Dim Sum Diaries

The Top Ten Things I Learned About Reno


10. Asian beers are much weaker-assed then Mexican beers.

9. What do I do when I get drunk on one beer (Mexican), it's the last night before we leave for home and I am let loose in the hotel? Why, I tell my conservative Christian roomate that I really dig lesbian porn and dildos, then pass out in the hotel room.

8. At RWA Idol, which is a parody of American Idol, where the first two pages of real submissions from the audience are read and a panel of editors and agents give their gut reaction, the panel is strangely cynical. Snarky even. Only one or two were actually liked. The rest were torn apart, and after each one was read, a woman would leave the room of her own accord, tight-lipped and with a mad look on her face. Presumably that was her submission that had been just read. A bit off-putting.

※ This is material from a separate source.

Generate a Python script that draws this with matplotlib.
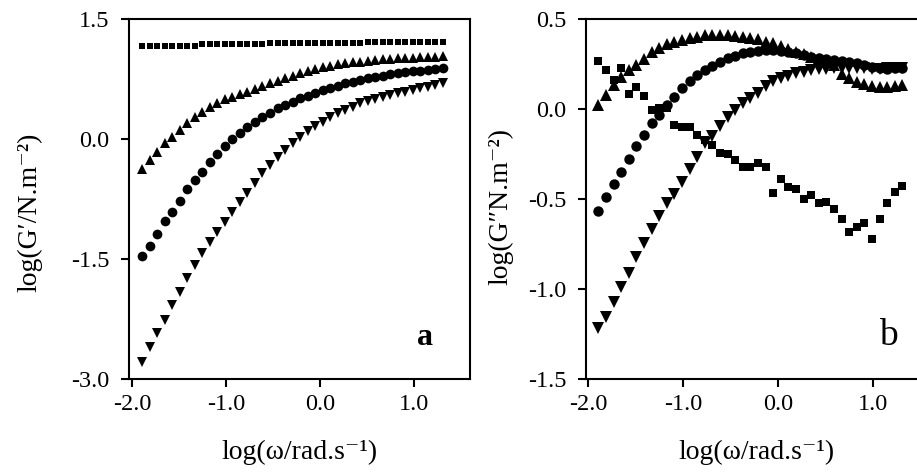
import matplotlib
matplotlib.use("Agg")
import matplotlib.pyplot as plt

plt.rcParams['font.family'] = ['Liberation Serif', 'DejaVu Serif']
plt.rcParams['axes.unicode_minus'] = False

# log(omega) grid shared by all series
log_w = [-1.89, -1.81, -1.73, -1.65, -1.57, -1.49, -1.41, -1.33, -1.25, -1.17,
         -1.09, -1.01, -0.93, -0.85, -0.77, -0.69, -0.61, -0.53, -0.45, -0.37,
         -0.29, -0.21, -0.13, -0.05, 0.03, 0.11, 0.19, 0.27, 0.35, 0.43,
         0.51, 0.59, 0.67, 0.75, 0.83, 0.91, 0.99, 1.07, 1.15, 1.23, 1.31]

# panel a : log G'
a_square = [1.166, 1.166, 1.166, 1.166, 1.166, 1.166, 1.166, 1.166, 1.185, 1.186,
            1.187, 1.188, 1.189, 1.190, 1.191, 1.192, 1.193, 1.194, 1.195, 1.196,
            1.197, 1.198, 1.199, 1.200, 1.201, 1.202, 1.203, 1.204, 1.205, 1.206,
            1.207, 1.208, 1.209, 1.210, 1.211, 1.212, 1.213, 1.214, 1.215, 1.216, 1.217]
a_up = [-0.379, -0.263, -0.158, -0.054, 0.029, 0.113, 0.196, 0.279, 0.342, 0.404,
        0.454, 0.496, 0.529, 0.563, 0.592, 0.621, 0.663, 0.696, 0.729, 0.758,
        0.788, 0.821, 0.850, 0.875, 0.896, 0.913, 0.933, 0.946, 0.958, 0.967,
        0.975, 0.988, 0.996, 1.000, 1.008, 1.013, 1.017, 1.021, 1.025, 1.029, 1.040]
a_circle = [-1.463, -1.333, -1.192, -1.021, -0.908, -0.775, -0.629, -0.513, -0.408, -0.283,
            -0.188, -0.088, -0.004, 0.079, 0.154, 0.217, 0.279, 0.329, 0.383, 0.425,
            0.467, 0.508, 0.542, 0.579, 0.613, 0.642, 0.667, 0.696, 0.717, 0.738,
            0.758, 0.779, 0.792, 0.808, 0.821, 0.833, 0.846, 0.854, 0.863, 0.871, 0.883]
a_down = [-2.783, -2.596, -2.429, -2.263, -2.075, -1.908, -1.742, -1.575, -1.429, -1.283,
          -1.158, -1.033, -0.908, -0.783, -0.671, -0.554, -0.429, -0.325, -0.221, -0.138,
          -0.054, 0.029, 0.104, 0.163, 0.217, 0.279, 0.321, 0.363, 0.404, 0.446,
          0.479, 0.504, 0.529, 0.550, 0.571, 0.592, 0.613, 0.633, 0.654, 0.675, 0.696]

# panel b : log G''
b_square = [0.268, 0.217, 0.161, 0.226, 0.083, 0.120, 0.072, -0.006, 0.004, 0.004,
            -0.089, -0.098, -0.098, -0.144, -0.172, -0.200, -0.246, -0.250, -0.283, -0.320,
            -0.324, -0.298, -0.324, -0.465, -0.391, -0.431, -0.444, -0.502, -0.478, -0.524,
            -0.519, -0.556, -0.613, -0.683, -0.654, -0.635, -0.724, -0.613, -0.520, -0.463, -0.426]
b_up = [0.022, 0.078, 0.133, 0.180, 0.217, 0.244, 0.276, 0.319, 0.341, 0.359,
        0.370, 0.383, 0.393, 0.402, 0.409, 0.413, 0.413, 0.409, 0.406, 0.402,
        0.396, 0.387, 0.374, 0.365, 0.350, 0.333, 0.319, 0.304, 0.291, 0.278,
        0.263, 0.244, 0.194, 0.174, 0.152, 0.139, 0.128, 0.120, 0.120, 0.128, 0.133]
b_circle = [-0.565, -0.491, -0.419, -0.348, -0.280, -0.206, -0.144, -0.080, -0.033, 0.020,
            0.069, 0.115, 0.156, 0.189, 0.217, 0.241, 0.263, 0.281, 0.294, 0.309,
            0.319, 0.324, 0.328, 0.328, 0.324, 0.319, 0.309, 0.300, 0.287, 0.281,
            0.276, 0.272, 0.267, 0.263, 0.254, 0.244, 0.235, 0.226, 0.222, 0.226, 0.230]
b_down = [-1.219, -1.154, -1.070, -0.987, -0.909, -0.820, -0.746, -0.669, -0.594, -0.524,
          -0.472, -0.404, -0.335, -0.265, -0.191, -0.150, -0.094, -0.046, -0.006, 0.031,
          0.059, 0.087, 0.130, 0.155, 0.170, 0.185, 0.198, 0.207, 0.215, 0.220,
          0.224, 0.226, 0.226, 0.226, 0.226, 0.226, 0.222, 0.222, 0.226, 0.226, 0.226]

fig = plt.figure(figsize=(9.17, 4.72), dpi=100)
ax1 = fig.add_axes([129 / 917, 93 / 472, 341 / 917, 360 / 472])
ax2 = fig.add_axes([586 / 917, 93 / 472, 341 / 917, 360 / 472])


def draw(ax, sq, up, circ, down, sq_size, mk_size):
    ax.plot(log_w, sq, ls='none', marker='s', ms=sq_size, mfc='black', mec='black', mew=0)
    ax.plot(log_w, up, ls='none', marker='^', ms=mk_size, mfc='black', mec='black', mew=0)
    ax.plot(log_w, circ, ls='none', marker='o', ms=mk_size - 0.5, mfc='black', mec='black', mew=0)
    ax.plot(log_w, down, ls='none', marker='v', ms=mk_size, mfc='black', mec='black', mew=0)
    ax.set_xticks([-2.0, -1.0, 0.0, 1.0])
    ax.set_xticklabels(['-2.0', '-1.0', '0.0', '1.0'])
    ax.tick_params(direction='out', length=6, width=1.5, labelsize=17.5)
    ax.tick_params(axis='x', pad=5)
    ax.tick_params(axis='y', pad=8)
    for s in ax.spines.values():
        s.set_linewidth(1.5)
    ax.set_xlabel('log(\u03c9/rad.s\u207b\u00b9)', fontsize=20)
    ax.xaxis.set_label_coords(0.5, -0.168)


draw(ax1, a_square, a_up, a_circle, a_down, 5, 7.5)
ax1.set_xlim(-2.03, 1.598)
ax1.set_ylim(-3.0, 1.5)
ax1.set_yticks([-3.0, -1.5, 0.0, 1.5])
ax1.set_yticklabels(['-3.0', '-1.5', '0.0', '1.5'])
ax1.set_ylabel('log(G\u2032/N.m\u207b\u00b2)', fontsize=20)
ax1.yaxis.set_label_coords(-0.255, 0.464)
ax1.text(1.12, -2.575, 'a', fontsize=23, fontweight='bold', ha='center', va='baseline')

draw(ax2, b_square, b_up, b_circle, b_down, 6, 8)
ax2.set_xlim(-2.02, 1.57)
ax2.set_ylim(-1.5, 0.5)
ax2.set_yticks([-1.5, -1.0, -0.5, 0.0, 0.5])
ax2.set_yticklabels(['-1.5', '-1.0', '-0.5', '0.0', '0.5'])
ax2.set_ylabel('log(G\u2033N.m\u207b\u00b2)', fontsize=20)
ax2.yaxis.set_label_coords(-0.214, 0.478)
ax2.text(1.16, -1.311, 'b', fontsize=27, ha='center', va='baseline')

fig.savefig('out.png', dpi=100)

7. It is possible to spend your entire time in the hotel and never see the light of day (except from your hotel room window).

6. Resolve to start writing again strong, with several new ideas to explore.

5. I still get very self-conscious when sitting at the table at lunch. Everyone asks what type of book the other is writing. Some people talk confidently about their next book, especially if they've been published already. I vaguely wave people off by saying I'm writing a contemporary novel. Somehow I can't not watch with a vague sense of horror as someone enthusiastically explains their latest romantic suspense with vampire and werewolves...

4. I'm a snobby, elitist Californian, and if you tell me If I was in a room full of horse shit, I'd look for the pony then confidently pinpoint the various areas of the nouveau riche v. the middle middle class in Georgia, I will get totally snarky about you on my blog.

3. There were a suprising number of men at this conference, my roomate and I breakfasted with an older man who was in the Air Force reserves (mil all his life) and wanted to write a sweet love story and submit it to Harlequin. Though they must have found the high number of for women only bathrooms off-setting.

2. It really is a small world. Whilst sitting at a random table for lunch, turns out one of the girls works with my sister at a major company. "Oh we called her Minnie Mouse girl because she dresses like a teenybopper." Her eyes narrowed thoughtfully at my Paul Frank tshirt and jeans. "You have her taste in clothes..."

1. There really is no place like home.